June 8, 2009 · 8 Comments

I just finished reading “Illuminating the Path: The Research and Development Agenda for Virtual Analytics.” The National Visualization and Analytics Center (NVACs) published the 200-page book in 2004 and the volume is absolutely one of the best treaties I’ve come across on the topic yet. The purpose of this series of posts that follow is to share some highlights and excerpts relevant for crisis mapping.

NVACcover

Co-edited by James Thomas and Kristin Cook,  the book focuses specifically on homeland security but there are numerous insights to be gained on how “virtual analytics” can also illuminate the path for crisis mapping analytics. Recall that the field of conflict early warning originated in part from World War II and  the lack of warning during Pearl Harbor.
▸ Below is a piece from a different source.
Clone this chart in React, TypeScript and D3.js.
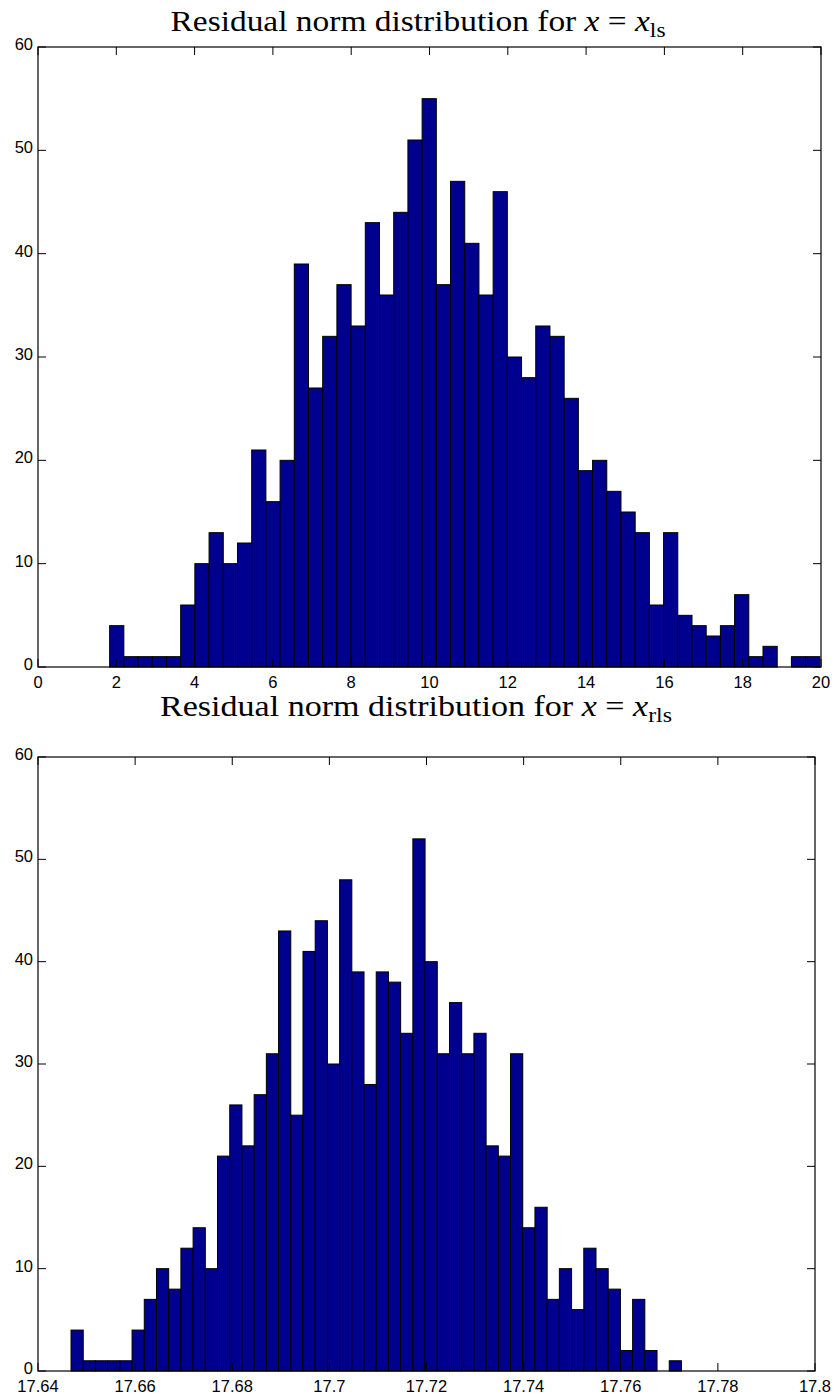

Several coordinated systems for the early detection of a Soviet bomber attack on North America were set up in the early days of the Cold War. The Distant Early Warning Line, or Dew Line, was the most sophisticated of these. The point to keep in mind is that the national security establishment is often in the lead when it comes to initiatives that can also be applied for humanitarian purposes.

The motivation behind the launching of NVACs and this study was 9/11. In my opinion, this volume goes a long way to validating the field of crisis mapping. I highly recommend it to colleagues in both the humanitarian and human rights communities. In fact, the book is directly relevant to my current consulting work with the UN’s Threat and Risk Mapping Analysis (TRMA) project in the Sudan.

So this week, iRevolution will be dedicated to sharing daily higlights from the NVAC study. Taken together, these posts will provide a good summary of the rich and in-depth 200-page study. So check back here post for live links to NVAC highlights:

Part 1: Visual Analytics

Part 2: Data Flooding and Platform Scarcity

Part 3: Data Tetris and Information Synthesis

Part 4: Automated Analysis and Uncertainty Visualized

Part 5: Data Visualization and Interactive Interface Design

Part 6: Mobile Technologies and Collaborative Analytics

Part 7: Towards a Taxonomy of Visual Analytics

Note that the sequence above does not correspond to specific individual chapters in the NVAC study. This structure for the summary is what made most sense.